Le domaine dans lequel l'intervention des autorités forestières est le plus manifestement nécessaire est celui de l'approvisionnement en matières premières. Les disponibilités de matières premières forestières, qu'il s'agisse de bois ou de matières non ligneuses, sont en général insuffisantes, et les petites entreprises ne sont pas en mesure de créer ou conserver leurs propres ressources pour leurs approvisionnements futurs. Parfois, le problème réside dans la pénurie d'un certain type ou d'une certaine qualité de bois, de bambous, de fibres ou de feuillage, qui a fait l'objet d'une exploitation sélective par les grandes industries, ou d'une récolte incontrôlée par les petites entreprises. L'accès aux matières premières forestières est également restreint par les problèmes de transport lorsque les sources d'approvisionnement sont de plus en plus éloignées.

PRODUCTION DE RÉSINE AU HONDURAS - l'accès aux sources de matière première est capital

Les problèmes à cet égard sont souvent aggravés par de mauvaises politiques forestières et pratiques d'application de ces dernières. Une enquête effectuée auprès de fabricants de meubles du nord-est de la Thaïlande, par exemple, a montré que la pénurie de bois, l'augmentation de son prix et les difficultés dues à la réglementation forestière figuraient au nombre des problèmes majeurs signalés par des entrepreneurs. Près de la moitié ont cité la loi forestière comme étant le principal facteur négatif entravant leurs activités (Boomgard, 1983).

La réorientation de l'aménagement forestier en vue de répondre aux besoins des petites entreprises aussi bien que des grandes nécessitera vraisemblablement un certain nombre de composantes. Tout d'abord, l'aménagement et la création de boisements destinés à approvisionner les petites entreprises pourraient être encouragés en dehors des forêts domaniales et constituer par exemple une nouvelle dimension de l'aménagement des forêts communales et privées. En second lieu, il faudra accorder une plus grande priorité, dans l'aménagement des forêts publiques, à des productions non ligneuses, telles que rotang, bambous et graines oléagineuses, sur lesquelles sont fondées de nombreuses petites industries de transformation. Enfin, les procédures d'octroi de permis et d'adjudication devront être modifiées afin de permettre aux petites entreprises comme aux grandes de se mettre sur les rangs. Ainsi, les concessions forestières pourraient inclure des dispositions permettant aux petites entreprises de récupérer du matériel abandonné par les grands exploitants et souvent perdu.

Conclusions

Les activités de transformation des produits forestiers à petite échelle constituent une portion importante du secteur forestier dans de nombreux pays du tiers monde, apportant une contribution non négligeable au développement tant de ce secteur que de l'économie rurale et industrielle. Reconnaître cette contribution sera un premier pas vers une meilleure adaptation des politiques forestières et de l'aménagement aux besoins des petites entreprises.

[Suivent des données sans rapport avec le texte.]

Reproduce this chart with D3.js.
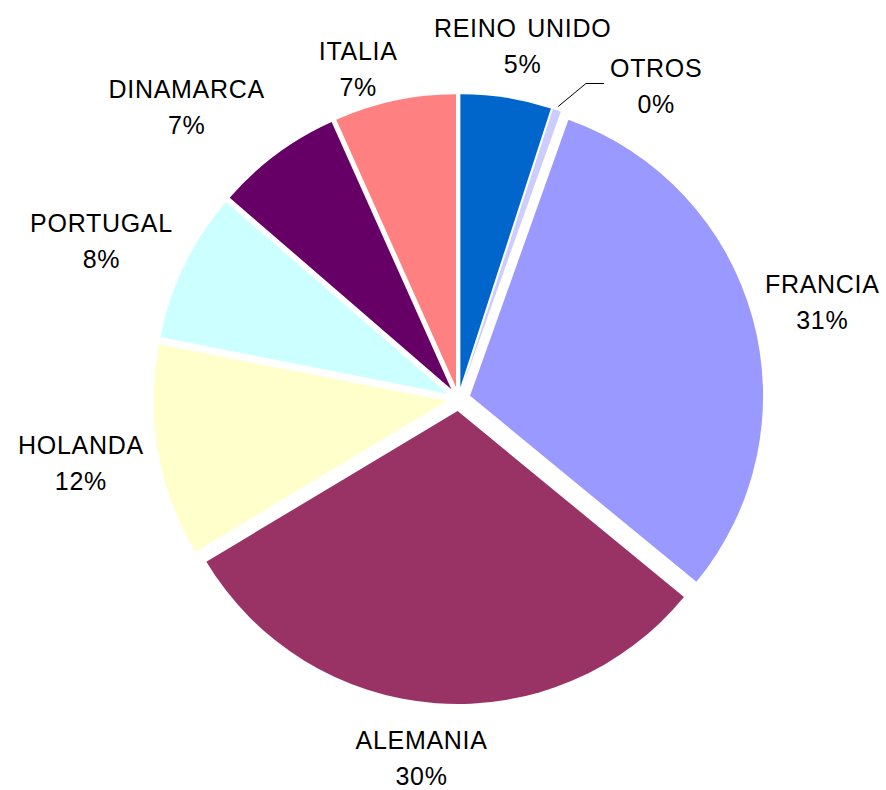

Pour remédier à la situation de l'approvisionnement en matières premières, on pourra notamment améliorer l'aménagement forestier et les modalités de cession des matières premières de façon à servir équitablement aussi bien les petites entreprises que les grandes; élargir la portée de l'aménagement pour y inclure des productions non ligneuses utiles aux petites entreprises; amender les réglementations qui restreignent indûment les activités lucratives à petite échelle; aider les communautés rurales à concevoir et mettre en place un aménagement des ressources forestières locales propres à assurer l'approvisionnement permanent des petites entreprises de transformation.